EXERCISE GOAL: Exactly the lines from the line containing "Clone this chart in matplotlib." through the line containing "from matplotlib.lines import Line2D" are to be echoed, with both included and pictures left out.

EXERCISE DATA:

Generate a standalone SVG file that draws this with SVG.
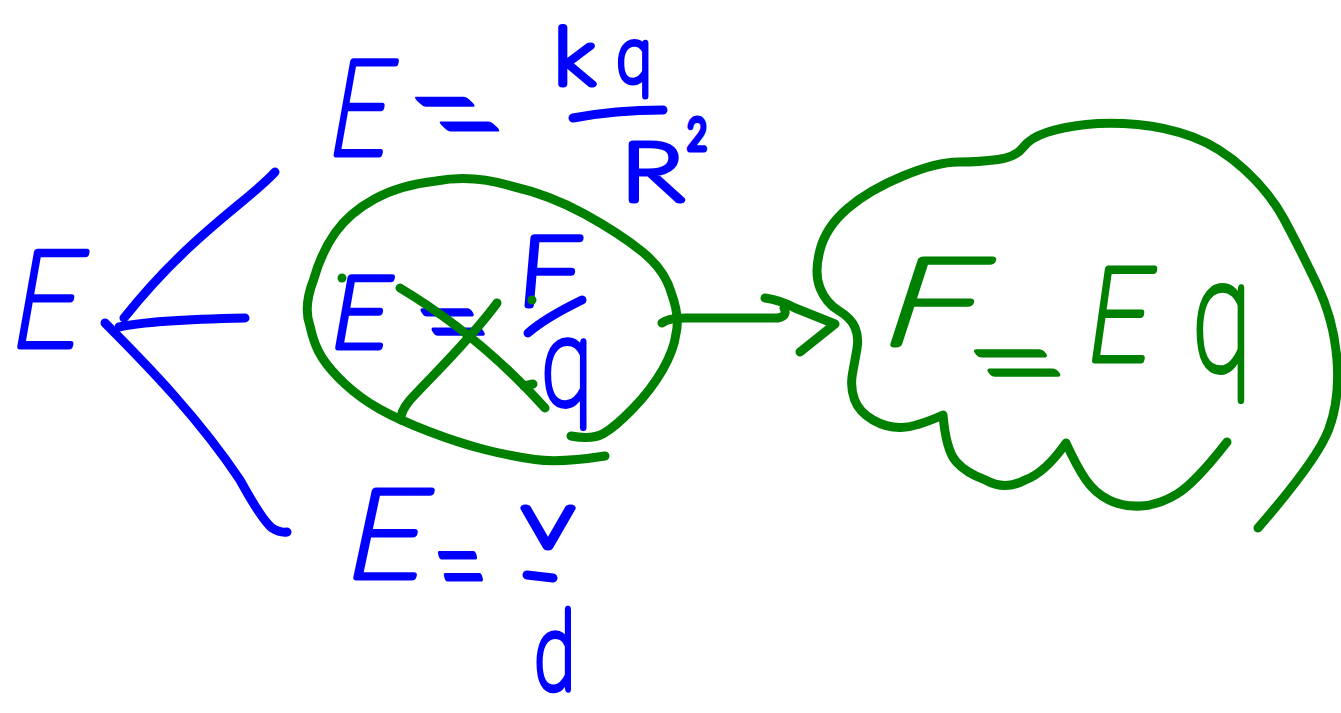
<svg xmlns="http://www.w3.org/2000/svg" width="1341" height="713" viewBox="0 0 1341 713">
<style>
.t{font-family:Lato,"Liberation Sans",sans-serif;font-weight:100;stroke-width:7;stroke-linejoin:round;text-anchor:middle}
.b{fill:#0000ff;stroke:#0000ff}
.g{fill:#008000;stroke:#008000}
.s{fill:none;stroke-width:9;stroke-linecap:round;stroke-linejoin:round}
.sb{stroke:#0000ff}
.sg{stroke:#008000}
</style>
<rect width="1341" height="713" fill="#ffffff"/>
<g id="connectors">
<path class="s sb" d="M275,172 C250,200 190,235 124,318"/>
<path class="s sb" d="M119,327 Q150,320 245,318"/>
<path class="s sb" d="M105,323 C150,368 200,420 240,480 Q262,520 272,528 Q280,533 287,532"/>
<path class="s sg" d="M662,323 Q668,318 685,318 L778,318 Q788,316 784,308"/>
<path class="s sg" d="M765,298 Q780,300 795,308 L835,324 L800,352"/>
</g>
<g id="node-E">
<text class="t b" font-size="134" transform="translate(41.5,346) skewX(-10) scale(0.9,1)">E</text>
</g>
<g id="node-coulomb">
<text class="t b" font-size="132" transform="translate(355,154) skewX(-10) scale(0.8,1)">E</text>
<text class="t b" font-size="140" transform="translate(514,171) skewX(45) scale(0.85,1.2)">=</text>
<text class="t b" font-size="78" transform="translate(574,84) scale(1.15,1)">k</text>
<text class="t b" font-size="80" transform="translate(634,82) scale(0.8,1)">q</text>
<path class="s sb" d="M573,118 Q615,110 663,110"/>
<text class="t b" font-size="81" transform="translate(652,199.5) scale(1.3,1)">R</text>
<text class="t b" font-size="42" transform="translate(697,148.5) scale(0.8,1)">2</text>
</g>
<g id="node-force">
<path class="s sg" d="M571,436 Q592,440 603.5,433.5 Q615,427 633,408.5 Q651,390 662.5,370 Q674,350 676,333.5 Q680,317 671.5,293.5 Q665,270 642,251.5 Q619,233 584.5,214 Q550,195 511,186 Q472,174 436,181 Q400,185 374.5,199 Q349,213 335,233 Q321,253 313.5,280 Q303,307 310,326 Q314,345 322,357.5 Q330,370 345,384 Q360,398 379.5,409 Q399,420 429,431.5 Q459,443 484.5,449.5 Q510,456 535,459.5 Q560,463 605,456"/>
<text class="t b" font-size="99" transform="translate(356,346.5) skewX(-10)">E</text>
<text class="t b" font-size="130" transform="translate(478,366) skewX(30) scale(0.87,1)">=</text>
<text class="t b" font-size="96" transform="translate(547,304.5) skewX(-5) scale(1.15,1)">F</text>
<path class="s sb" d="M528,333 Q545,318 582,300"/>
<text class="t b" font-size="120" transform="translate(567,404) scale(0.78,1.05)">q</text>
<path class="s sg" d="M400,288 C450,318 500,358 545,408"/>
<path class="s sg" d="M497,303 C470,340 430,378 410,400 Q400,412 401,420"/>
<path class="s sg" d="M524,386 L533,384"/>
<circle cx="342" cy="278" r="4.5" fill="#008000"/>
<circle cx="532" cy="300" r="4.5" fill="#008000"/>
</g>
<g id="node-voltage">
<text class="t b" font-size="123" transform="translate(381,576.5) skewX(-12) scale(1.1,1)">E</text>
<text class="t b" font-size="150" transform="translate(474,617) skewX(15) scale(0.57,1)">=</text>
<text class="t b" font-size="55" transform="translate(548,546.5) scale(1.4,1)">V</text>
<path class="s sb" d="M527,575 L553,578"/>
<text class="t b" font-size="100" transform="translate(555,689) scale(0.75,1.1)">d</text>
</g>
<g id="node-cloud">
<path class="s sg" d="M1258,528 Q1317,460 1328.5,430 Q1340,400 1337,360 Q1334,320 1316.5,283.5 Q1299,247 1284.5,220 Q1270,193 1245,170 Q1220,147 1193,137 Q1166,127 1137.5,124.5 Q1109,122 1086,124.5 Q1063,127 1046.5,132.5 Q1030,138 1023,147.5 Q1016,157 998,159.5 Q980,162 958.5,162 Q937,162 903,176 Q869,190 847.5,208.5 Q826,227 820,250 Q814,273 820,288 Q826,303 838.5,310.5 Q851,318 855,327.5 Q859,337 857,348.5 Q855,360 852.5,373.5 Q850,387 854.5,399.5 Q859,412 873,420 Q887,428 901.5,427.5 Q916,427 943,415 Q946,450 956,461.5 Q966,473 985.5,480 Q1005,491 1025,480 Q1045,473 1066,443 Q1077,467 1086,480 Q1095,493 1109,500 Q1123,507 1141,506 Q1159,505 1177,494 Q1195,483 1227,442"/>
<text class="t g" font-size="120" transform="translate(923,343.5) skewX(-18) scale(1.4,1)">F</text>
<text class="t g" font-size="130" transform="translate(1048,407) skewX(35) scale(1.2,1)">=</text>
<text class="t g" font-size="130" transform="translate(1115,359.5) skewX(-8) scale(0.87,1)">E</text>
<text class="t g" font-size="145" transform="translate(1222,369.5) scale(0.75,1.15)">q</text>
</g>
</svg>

* * *

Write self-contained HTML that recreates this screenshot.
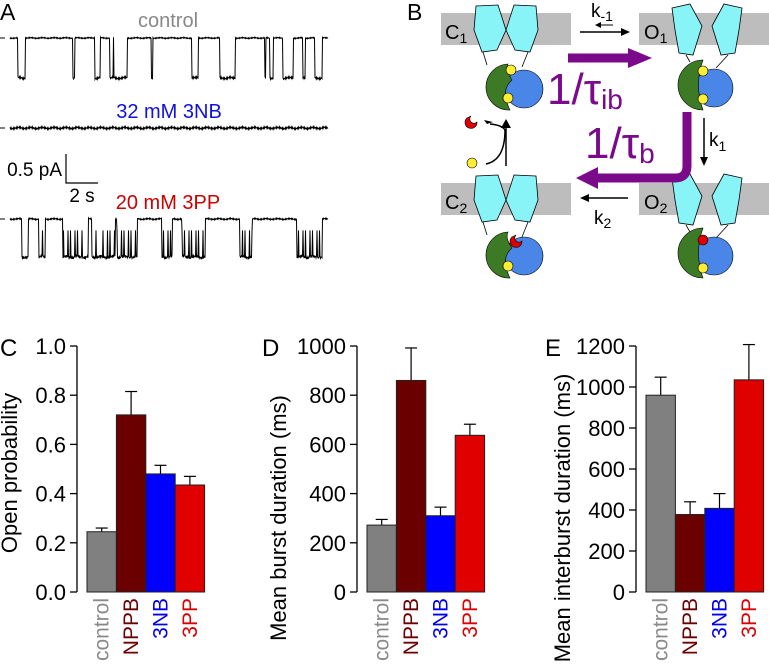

...

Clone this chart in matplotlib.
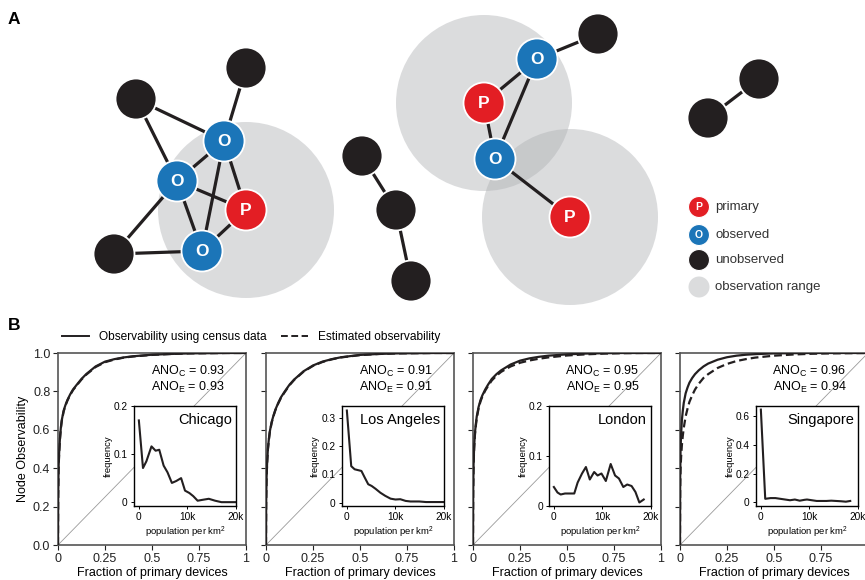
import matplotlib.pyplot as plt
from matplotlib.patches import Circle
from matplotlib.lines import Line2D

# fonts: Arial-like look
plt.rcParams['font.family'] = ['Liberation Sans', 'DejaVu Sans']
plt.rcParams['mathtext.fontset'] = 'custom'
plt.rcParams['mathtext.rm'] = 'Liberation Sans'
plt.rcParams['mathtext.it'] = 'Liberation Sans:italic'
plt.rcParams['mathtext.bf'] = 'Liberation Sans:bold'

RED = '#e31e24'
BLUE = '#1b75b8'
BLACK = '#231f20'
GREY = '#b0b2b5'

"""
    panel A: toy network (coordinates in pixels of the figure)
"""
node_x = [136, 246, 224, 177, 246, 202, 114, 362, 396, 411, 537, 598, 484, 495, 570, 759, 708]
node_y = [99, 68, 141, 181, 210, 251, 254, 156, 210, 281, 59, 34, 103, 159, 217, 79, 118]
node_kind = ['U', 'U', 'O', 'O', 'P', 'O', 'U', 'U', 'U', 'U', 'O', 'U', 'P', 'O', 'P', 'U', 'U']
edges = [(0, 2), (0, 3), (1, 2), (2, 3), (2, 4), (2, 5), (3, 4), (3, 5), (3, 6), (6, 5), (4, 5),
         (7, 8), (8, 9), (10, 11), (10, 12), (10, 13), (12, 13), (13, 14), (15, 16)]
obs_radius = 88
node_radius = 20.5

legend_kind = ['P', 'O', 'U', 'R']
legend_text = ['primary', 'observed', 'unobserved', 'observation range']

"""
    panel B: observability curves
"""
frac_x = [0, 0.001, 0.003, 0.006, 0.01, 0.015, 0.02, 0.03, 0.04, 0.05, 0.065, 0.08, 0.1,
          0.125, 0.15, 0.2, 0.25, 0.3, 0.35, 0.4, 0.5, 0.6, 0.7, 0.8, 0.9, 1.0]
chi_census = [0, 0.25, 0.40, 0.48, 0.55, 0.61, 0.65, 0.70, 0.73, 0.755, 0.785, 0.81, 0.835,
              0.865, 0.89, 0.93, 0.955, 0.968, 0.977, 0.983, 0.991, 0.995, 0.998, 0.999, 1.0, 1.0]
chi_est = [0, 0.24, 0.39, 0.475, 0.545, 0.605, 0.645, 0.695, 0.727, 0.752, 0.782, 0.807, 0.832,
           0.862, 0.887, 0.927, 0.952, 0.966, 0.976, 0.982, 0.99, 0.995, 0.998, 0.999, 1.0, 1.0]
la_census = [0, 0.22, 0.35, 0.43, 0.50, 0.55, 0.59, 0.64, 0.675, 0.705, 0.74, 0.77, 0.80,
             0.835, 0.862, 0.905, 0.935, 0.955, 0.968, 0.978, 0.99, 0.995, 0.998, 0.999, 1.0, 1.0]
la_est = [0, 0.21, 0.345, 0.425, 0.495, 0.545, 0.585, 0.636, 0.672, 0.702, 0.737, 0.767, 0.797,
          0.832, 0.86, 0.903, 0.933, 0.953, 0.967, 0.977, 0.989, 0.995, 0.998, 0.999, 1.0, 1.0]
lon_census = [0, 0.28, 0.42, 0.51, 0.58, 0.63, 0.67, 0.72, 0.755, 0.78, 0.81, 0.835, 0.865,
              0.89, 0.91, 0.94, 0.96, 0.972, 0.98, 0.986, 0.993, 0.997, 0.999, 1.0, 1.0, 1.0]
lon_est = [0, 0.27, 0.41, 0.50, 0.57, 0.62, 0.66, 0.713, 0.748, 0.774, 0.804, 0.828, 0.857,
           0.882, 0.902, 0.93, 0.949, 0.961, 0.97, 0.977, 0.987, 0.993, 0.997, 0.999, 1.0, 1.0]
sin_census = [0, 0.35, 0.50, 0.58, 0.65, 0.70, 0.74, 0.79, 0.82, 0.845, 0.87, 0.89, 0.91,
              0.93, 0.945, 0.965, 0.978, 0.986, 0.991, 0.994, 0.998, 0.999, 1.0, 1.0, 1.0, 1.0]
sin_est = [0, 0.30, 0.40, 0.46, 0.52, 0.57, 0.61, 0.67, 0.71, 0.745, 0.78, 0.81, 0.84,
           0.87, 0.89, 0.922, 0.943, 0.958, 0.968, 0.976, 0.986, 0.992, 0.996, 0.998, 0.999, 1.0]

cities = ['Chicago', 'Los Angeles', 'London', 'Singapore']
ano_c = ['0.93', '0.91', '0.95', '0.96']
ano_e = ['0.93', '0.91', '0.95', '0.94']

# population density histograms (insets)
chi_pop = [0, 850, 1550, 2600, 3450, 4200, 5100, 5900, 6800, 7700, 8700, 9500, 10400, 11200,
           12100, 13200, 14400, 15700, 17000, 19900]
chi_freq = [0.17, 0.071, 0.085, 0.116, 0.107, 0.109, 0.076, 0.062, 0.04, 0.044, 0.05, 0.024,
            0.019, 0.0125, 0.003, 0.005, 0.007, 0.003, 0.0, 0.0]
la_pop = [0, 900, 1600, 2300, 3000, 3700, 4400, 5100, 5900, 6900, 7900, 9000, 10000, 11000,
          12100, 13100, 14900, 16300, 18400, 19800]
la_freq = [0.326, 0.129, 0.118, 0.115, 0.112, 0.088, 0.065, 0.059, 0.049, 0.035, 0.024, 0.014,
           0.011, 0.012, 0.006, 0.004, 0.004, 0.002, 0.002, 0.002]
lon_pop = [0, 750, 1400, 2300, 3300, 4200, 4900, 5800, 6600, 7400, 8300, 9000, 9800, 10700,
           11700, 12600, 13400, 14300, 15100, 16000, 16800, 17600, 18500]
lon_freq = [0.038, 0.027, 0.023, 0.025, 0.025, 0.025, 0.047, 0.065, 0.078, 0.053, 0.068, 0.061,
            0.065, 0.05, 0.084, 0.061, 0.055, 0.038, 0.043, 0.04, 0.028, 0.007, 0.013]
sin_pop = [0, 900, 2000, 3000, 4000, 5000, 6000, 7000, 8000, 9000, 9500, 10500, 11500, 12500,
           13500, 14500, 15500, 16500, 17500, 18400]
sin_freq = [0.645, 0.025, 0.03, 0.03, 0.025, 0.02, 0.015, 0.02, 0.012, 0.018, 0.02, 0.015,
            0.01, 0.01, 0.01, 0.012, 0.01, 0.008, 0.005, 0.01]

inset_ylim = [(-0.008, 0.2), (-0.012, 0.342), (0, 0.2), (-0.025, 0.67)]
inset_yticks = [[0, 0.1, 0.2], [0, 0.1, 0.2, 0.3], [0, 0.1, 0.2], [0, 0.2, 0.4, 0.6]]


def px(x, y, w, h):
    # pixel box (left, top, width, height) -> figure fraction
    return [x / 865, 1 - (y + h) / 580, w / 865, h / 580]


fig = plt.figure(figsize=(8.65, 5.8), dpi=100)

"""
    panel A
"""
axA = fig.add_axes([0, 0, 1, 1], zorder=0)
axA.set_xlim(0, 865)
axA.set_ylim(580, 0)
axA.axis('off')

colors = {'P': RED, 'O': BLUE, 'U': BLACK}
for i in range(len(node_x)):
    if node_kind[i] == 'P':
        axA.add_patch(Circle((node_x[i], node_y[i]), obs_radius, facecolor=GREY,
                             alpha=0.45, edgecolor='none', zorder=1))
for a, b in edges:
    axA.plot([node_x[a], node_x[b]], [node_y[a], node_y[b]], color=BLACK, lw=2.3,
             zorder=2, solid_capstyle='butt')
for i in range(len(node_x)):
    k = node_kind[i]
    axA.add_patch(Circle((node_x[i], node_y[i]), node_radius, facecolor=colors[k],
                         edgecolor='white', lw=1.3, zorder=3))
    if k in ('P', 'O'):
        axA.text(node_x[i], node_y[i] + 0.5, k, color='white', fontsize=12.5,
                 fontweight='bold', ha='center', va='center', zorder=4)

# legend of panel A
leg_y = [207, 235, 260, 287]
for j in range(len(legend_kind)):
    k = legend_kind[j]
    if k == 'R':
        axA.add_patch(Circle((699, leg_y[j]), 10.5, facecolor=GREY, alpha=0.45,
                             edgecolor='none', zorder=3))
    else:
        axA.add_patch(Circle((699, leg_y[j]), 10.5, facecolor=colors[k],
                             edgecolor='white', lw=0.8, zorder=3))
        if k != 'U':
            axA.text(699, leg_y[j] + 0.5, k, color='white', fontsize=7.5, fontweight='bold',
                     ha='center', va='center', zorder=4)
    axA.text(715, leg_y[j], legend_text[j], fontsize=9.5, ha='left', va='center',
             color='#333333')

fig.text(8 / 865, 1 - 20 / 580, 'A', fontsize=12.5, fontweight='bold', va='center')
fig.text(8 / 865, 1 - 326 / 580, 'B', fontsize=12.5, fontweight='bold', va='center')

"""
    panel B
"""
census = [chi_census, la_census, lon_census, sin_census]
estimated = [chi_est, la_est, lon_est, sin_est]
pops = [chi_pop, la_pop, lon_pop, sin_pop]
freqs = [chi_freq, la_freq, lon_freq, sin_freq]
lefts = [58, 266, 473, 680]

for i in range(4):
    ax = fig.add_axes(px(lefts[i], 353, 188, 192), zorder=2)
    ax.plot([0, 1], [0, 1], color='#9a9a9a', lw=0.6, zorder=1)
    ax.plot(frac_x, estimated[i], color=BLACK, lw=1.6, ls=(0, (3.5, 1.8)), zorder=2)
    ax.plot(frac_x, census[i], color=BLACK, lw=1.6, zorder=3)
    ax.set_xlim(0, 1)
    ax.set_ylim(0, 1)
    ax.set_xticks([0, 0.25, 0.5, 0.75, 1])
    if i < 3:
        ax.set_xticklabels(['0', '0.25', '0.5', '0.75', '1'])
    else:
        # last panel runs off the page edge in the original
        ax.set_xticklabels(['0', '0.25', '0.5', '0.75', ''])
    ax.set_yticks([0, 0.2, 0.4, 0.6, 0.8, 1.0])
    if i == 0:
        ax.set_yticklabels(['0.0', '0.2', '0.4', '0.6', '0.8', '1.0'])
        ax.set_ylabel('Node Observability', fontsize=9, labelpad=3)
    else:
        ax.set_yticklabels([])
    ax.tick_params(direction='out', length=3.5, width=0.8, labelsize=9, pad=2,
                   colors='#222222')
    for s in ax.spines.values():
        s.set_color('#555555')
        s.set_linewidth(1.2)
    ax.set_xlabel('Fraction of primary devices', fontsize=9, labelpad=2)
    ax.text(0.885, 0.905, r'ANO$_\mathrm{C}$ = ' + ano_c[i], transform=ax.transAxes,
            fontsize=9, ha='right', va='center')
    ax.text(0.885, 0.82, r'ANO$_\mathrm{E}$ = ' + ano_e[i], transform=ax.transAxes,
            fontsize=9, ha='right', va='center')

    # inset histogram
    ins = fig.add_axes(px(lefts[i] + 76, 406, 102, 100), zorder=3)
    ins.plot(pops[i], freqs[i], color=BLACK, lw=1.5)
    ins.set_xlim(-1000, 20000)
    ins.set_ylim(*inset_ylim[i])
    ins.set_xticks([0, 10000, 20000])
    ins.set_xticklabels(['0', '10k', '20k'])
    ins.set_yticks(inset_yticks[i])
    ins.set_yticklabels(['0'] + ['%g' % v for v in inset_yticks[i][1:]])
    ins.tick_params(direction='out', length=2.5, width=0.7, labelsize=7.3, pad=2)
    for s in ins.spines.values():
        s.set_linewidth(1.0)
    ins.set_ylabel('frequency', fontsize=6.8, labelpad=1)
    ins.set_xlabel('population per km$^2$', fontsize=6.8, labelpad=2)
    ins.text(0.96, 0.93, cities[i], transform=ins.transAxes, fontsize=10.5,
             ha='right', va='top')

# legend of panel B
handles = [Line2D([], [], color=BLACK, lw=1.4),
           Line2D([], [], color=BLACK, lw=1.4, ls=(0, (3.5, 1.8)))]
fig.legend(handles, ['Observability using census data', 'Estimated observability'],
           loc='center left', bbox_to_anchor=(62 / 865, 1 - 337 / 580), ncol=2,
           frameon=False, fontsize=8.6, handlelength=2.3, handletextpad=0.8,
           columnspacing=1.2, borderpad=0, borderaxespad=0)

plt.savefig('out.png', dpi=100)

PROBLEM SOLUTION:
Clone this chart in matplotlib.
import matplotlib.pyplot as plt
from matplotlib.patches import Circle
from matplotlib.lines import Line2D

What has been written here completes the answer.